Dalla lettura della sua autobiografia percepisco un certo amore per la narrativa. È lei stesso a dirlo quando fa riferimento a quell'occasione letteraria che sperava potesse presentargli. Ha mai scritto romanzi o racconti? Recentemente mi è capitato di leggere degli ottimi gialli di Umberto Lenzi, uno persino ambientato nella mia Tirrenia (abito proprio davanti al luogo dove aveva sede gli stabilimenti cinematografici Cosmopolitan costruiti da Giovacchino Forzano e rilevati da Ponti), pensa di poterne pubblicare qualcuno? E in caso di risposta positiva, che tipo di romanzi gli piacerebbe scrivere e quali sarebbero le sue fonti di ispirazione?

M.C.:
Ho lavorato a Tirrenia come aiuto di Grieco in Le Notti di Lucrezia Borgia con Belinda Lee. Era un posto magico, fuori dal mondo, sembrava di vivere negli anni trenta. Bellissimo.
Ho scritto qualche cosuccia: un romanzetto di avventure che si chiama “Forse un giorno a Kandhipur”, puro divertimento di atmosfera vittoriana, poi una raccolta di racconti più o meno noir e una biografia di B.Traven, l’autore del Tesoro della Sierra Madre, un lavoro di due anni, faticosissimo perché Traven ha passato la vita a nascondere le sue tracce. Tutto inedito.
Ho anche conosciuto il figlio di Forzano, un tipo tristissimo che faceva produzione in RAI.


30.
La casa editrice che ha scelto, Il Foglio Letterario di Piombino, vanta un catalogo molto corposo in materia di cinematografia italiana. Oltre alla sua autobiografia è uscito da pochissimi giorni un ottimo volume del giovane ceko Jan Svabenicky caratterizzato da una duplice intervista al regista Aldo Lado e allo sceneggiatore Ernesto Gastaldi. Ha letto qualcuno di questi volumi, come gli sono sembrati e cosa pensa del lavoro di promozione operato da Il Foglio Letterario?

M.C.
Le scelte della casa editrice sono lodevoli, come tutta la sua politica, ma non si può pretendere che mi interessi una biografia di Aldo Lado, con tutto il rispetto.



31.
Quale è il film che gli ha dato maggiore soddisfazione, a livello internazionale? L'hanno mai invitata all'estero o dedicato citazioni particolari che ha riconosciuto in un film straniero?

M.C.:
In Francia apprezzano molto certi miei film, ci sono quei cinefili intellettuali che hanno sviscerato scena per scena roba come Napoli Spara!


32.
L'ultima domanda, cosa sognava di diventare il piccolo Mario Caiano quando era bambino? Dalla lettura della sua autobiografia si deduce che mai avrebbe pensato di fare regista, sebbene lei fosse un figlio d'arte (il riferimento va alla settima arte)?

M.C.:
Prima volevo fare il marinaio, poi, più concretamente, l’archeologo, ma ringrazio il caso, o l’istinto o chissà che che mi hanno spinto verso il mestiere più bello del mondo.

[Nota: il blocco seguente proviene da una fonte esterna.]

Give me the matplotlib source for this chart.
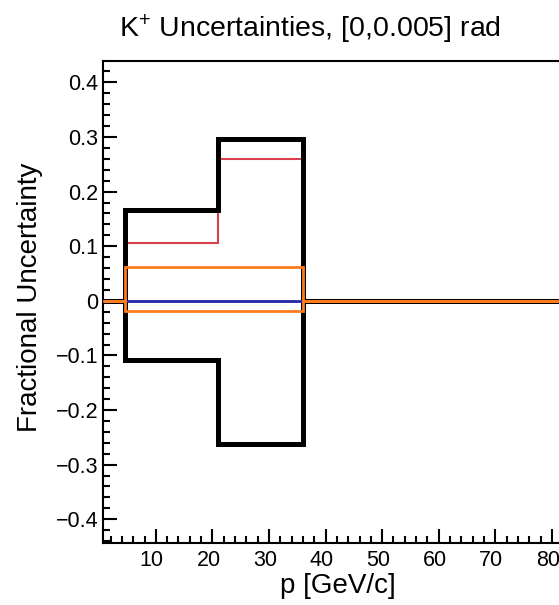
import numpy as np
import matplotlib
matplotlib.use("Agg")
import matplotlib.pyplot as plt
from matplotlib.ticker import MultipleLocator, FixedLocator
from matplotlib.transforms import ScaledTranslation

plt.rcParams['font.family'] = ['Liberation Sans', 'DejaVu Sans']
plt.rcParams['mathtext.fontset'] = 'custom'
plt.rcParams['mathtext.rm'] = 'Liberation Sans'
plt.rcParams['mathtext.it'] = 'Liberation Sans:italic'

# momentum bins [GeV/c]
bin_edges = [4.5, 21, 36]
# fractional uncertainties per bin
total_up = [0.166, 0.297]
total_dn = [-0.108, -0.263]
red_up = [0.105, 0.26]
blue_vals = [0.0, 0.0]
orange_up = [0.062, 0.062]
orange_dn = [-0.018, -0.018]

x_range = (0.6, 100)
y_range = (-0.444, 0.439)
yticks = [-0.4, -0.3, -0.2, -0.1, 0, 0.1, 0.2, 0.3, 0.4]
ytick_labels = ["\u22120.4", "\u22120.3", "\u22120.2", "\u22120.1", "0", "0.1", "0.2", "0.3", "0.4"]
xticks = [10, 20, 30, 40, 50, 60, 70, 80]


def padded(vals):
    # histogram is zero outside the filled bins, like a ROOT TH1
    edges = [x_range[0]] + bin_edges + [x_range[1]]
    return np.array([0.0] + list(vals) + [0.0]), np.array(edges)


fig = plt.figure(figsize=(5.59, 6.05), dpi=100)
# frame runs past the right edge of the canvas, as in the original crop
ax = fig.add_axes([0.1837, 0.102, 1.006, 0.797])

v, e = padded(red_up)
ax.stairs(v, e, baseline=None, color='#d8414c', lw=1.5, zorder=2)
v, e = padded(total_up)
ax.stairs(v, e, baseline=None, color='black', lw=3.6, zorder=3)
v, e = padded(total_dn)
ax.stairs(v, e, baseline=None, color='black', lw=3.6, zorder=3)
v, e = padded(blue_vals)
ax.stairs(v, e, baseline=None, color='#2424a8', lw=2.0, zorder=4)
v, e = padded(orange_up)
ax.stairs(v, e, baseline=None, color='#ff7b1c', lw=2.0, zorder=5)
v, e = padded(orange_dn)
ax.stairs(v, e, baseline=None, color='#ff7b1c', lw=2.0, zorder=5)

ax.set_xlim(*x_range)
ax.set_ylim(*y_range)

ax.xaxis.set_major_locator(FixedLocator(xticks))
ax.xaxis.set_minor_locator(MultipleLocator(2))
ax.set_yticks(yticks)
ax.set_yticklabels(ytick_labels)
ax.yaxis.set_minor_locator(MultipleLocator(0.02))

ax.tick_params(axis='both', which='both', direction='in', top=False, right=False,
               width=1.5, labelsize=15.5)
ax.tick_params(axis='both', which='major', length=10)
ax.tick_params(axis='both', which='minor', length=5)
ax.tick_params(axis='x', which='major', pad=5)
ax.tick_params(axis='y', which='major', pad=3)
for s in ax.spines.values():
    s.set_linewidth(1.5)

# ROOT puts the x labels a touch left of their ticks
shift = ScaledTranslation(-4 / 100, 0, fig.dpi_scale_trans)
for lbl in ax.get_xticklabels():
    lbl.set_transform(lbl.get_transform() + shift)

fig.text(0.555, 1 - 37 / 605, r'K$^{+}$ Uncertainties, [0,0.005] rad',
         ha='center', va='baseline', fontsize=20.5)
fig.text(338 / 559, 1 - 593 / 605, 'p [GeV/c]', ha='center', va='baseline', fontsize=20)
fig.text(30 / 559, 1 - 297 / 605, 'Fractional Uncertainty', ha='center', va='center',
         rotation=90, fontsize=20)

fig.savefig('out.png', dpi=100)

Cinque volumi della Scuderia de Il Foglio Letterario. 
I miei due Spaghetti Western insieme all'autobiografia di Caiano,
al primo volume sulla Storia del Cinema Horror a cura di G.Lupi
e al libro intervista del ceko Jan Svabenicky.

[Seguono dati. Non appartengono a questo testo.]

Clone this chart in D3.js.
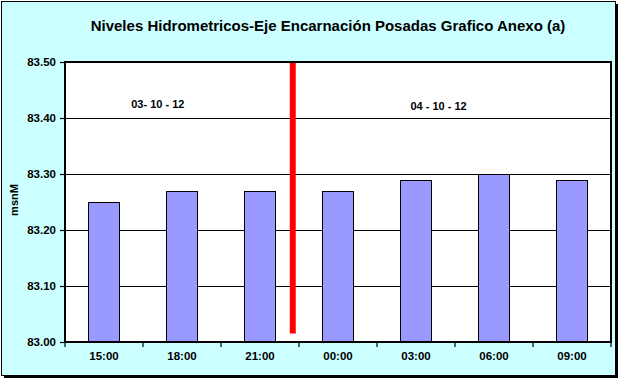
<!DOCTYPE html>
<html>
<head>
<meta charset="utf-8">
<script src="https://cdn.jsdelivr.net/npm/d3@7"></script>
<style>
  body { margin: 0; background: #fff; }
  text { font-family: "Liberation Sans", Arial, sans-serif; }
</style>
</head>
<body>
<svg id="chart" width="620" height="382"></svg>
<script>
// Data
const categories = ["15:00", "18:00", "21:00", "00:00", "03:00", "06:00", "09:00"];
const niveles = [83.25, 83.27, 83.27, 83.27, 83.29, 83.30, 83.29];
const yTicks = [83.0, 83.1, 83.2, 83.3, 83.4, 83.5];
const dateLabels = ["03- 10 - 12", "04 - 10 - 12"];
const title = "Niveles Hidrometricos-Eje Encarnación Posadas Grafico Anexo (a)";

// Plot area
const plotLeft = 65, plotRight = 611, plotTop = 62, plotBottom = 342;

const svg = d3.select("#chart");

// Outer frame with shadow
svg.append("rect")
  .attr("x", 4).attr("y", 4).attr("width", 614).attr("height", 374)
  .attr("fill", "#000");
svg.append("rect")
  .attr("x", 1.5).attr("y", 1.5).attr("width", 614).attr("height", 374)
  .attr("fill", "#ccffff").attr("stroke", "#000").attr("stroke-width", 1);

// Scales
const x = d3.scaleBand()
  .domain(categories)
  .range([plotLeft, plotRight])
  .paddingInner(0.6)
  .paddingOuter(0.3);
const xPos = d3.scaleLinear().domain([-0.5, categories.length - 0.5]).range([plotLeft, plotRight]);
const y = d3.scaleLinear().domain([83.0, 83.5]).range([plotBottom, plotTop]);

// Plot background
svg.append("rect")
  .attr("x", plotLeft).attr("y", plotTop)
  .attr("width", plotRight - plotLeft).attr("height", plotBottom - plotTop)
  .attr("fill", "#fff");

// Gridlines
svg.append("g")
  .selectAll("line")
  .data(yTicks.slice(1, -1))
  .enter()
  .append("line")
  .attr("x1", plotLeft).attr("x2", plotRight)
  .attr("y1", d => Math.round(y(d)) + 0.5)
  .attr("y2", d => Math.round(y(d)) + 0.5)
  .attr("stroke", "#000").attr("stroke-width", 1);

// Bars
svg.append("g")
  .selectAll("rect")
  .data(niveles)
  .enter()
  .append("rect")
  .attr("x", (d, i) => Math.round(x(categories[i])) + 0.5)
  .attr("y", d => Math.round(y(d)) + 0.5)
  .attr("width", Math.round(x.bandwidth()))
  .attr("height", d => plotBottom - Math.round(y(d)))
  .attr("fill", "#9999ff")
  .attr("stroke", "#000").attr("stroke-width", 1);

// Red separator between the two days
svg.append("line")
  .attr("x1", xPos(2.42)).attr("x2", xPos(2.42))
  .attr("y1", y(83.5)).attr("y2", y(83.015))
  .attr("stroke", "#ff0000").attr("stroke-width", 6);

// Plot frame
svg.append("rect")
  .attr("x", plotLeft).attr("y", plotTop)
  .attr("width", plotRight - plotLeft).attr("height", plotBottom - plotTop)
  .attr("fill", "none").attr("stroke", "#000").attr("stroke-width", 2);

// Y axis
const yAxis = svg.append("g")
  .attr("transform", `translate(${plotLeft},0)`)
  .call(d3.axisLeft(y).tickValues(yTicks).tickFormat(d3.format(".2f")).tickSize(5).tickPadding(4));
yAxis.select(".domain").remove();
yAxis.selectAll("line").attr("stroke", "#000").attr("stroke-width", 1.2);
yAxis.selectAll("text")
  .attr("font-size", 11.5).attr("font-weight", "bold").attr("fill", "#000")
  .attr("font-family", "Liberation Sans, Arial, sans-serif");

// X axis: labels centered, ticks at category boundaries
const xAxis = svg.append("g")
  .attr("transform", `translate(0,${plotBottom})`)
  .call(d3.axisBottom(x).tickSize(0).tickPadding(10));
xAxis.select(".domain").remove();
xAxis.selectAll("text")
  .attr("font-size", 11.5).attr("font-weight", "bold").attr("fill", "#000")
  .attr("font-family", "Liberation Sans, Arial, sans-serif");
svg.append("g")
  .selectAll("line")
  .data(d3.range(categories.length + 1))
  .enter()
  .append("line")
  .attr("x1", d => xPos(d - 0.5)).attr("x2", d => xPos(d - 0.5))
  .attr("y1", plotBottom).attr("y2", plotBottom + 5)
  .attr("stroke", "#000").attr("stroke-width", 1.2);

// Date annotations
svg.append("text")
  .attr("x", xPos(0.69)).attr("y", y(83.418))
  .attr("text-anchor", "middle")
  .attr("font-size", 11).attr("font-weight", "bold")
  .text(dateLabels[0]);
svg.append("text")
  .attr("x", xPos(4.29)).attr("y", y(83.414))
  .attr("text-anchor", "middle")
  .attr("font-size", 11).attr("font-weight", "bold")
  .text(dateLabels[1]);

// Y axis title
svg.append("text")
  .attr("transform", "translate(18,200) rotate(-90)")
  .attr("text-anchor", "middle")
  .attr("font-size", 11).attr("font-weight", "bold")
  .text("msnM");

// Title
svg.append("text")
  .attr("x", 328).attr("y", 31)
  .attr("text-anchor", "middle")
  .attr("font-size", 15).attr("font-weight", "bold")
  .text(title);
</script>
</body>
</html>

Un grande grazie a Mario Caiano, regista umile e tra i migliori nell'ambito del cinema d'azione italiano, in primis per aver scelto, suo malgrado, di fare il regista regalandoci così almeno una dozzina di prodotti di grande intrattenimento. Un secondo e doveroso ringraziamento, più grande del primo perché personale, per avermi onorato di intervistarlo e di divertirmi nello scrivere le domande e soprattutto nel leggere le risposte, mia vera passione, perché, come dice l'amico Svabenicky: “Per chi scrive di cinema (e non solo di questo, aggiungo io) e non ha esperienza diretta con la realizzazione di un film, è fondamentale tenere di conto del lavoro di chi il cinema lo fa. Molte delle figure professionali coinvolte, a vario titolo, nel mondo del cinema possono fornire la propria testimonianza in maniera tale da dare un contributo autentico alla storia del cinema.”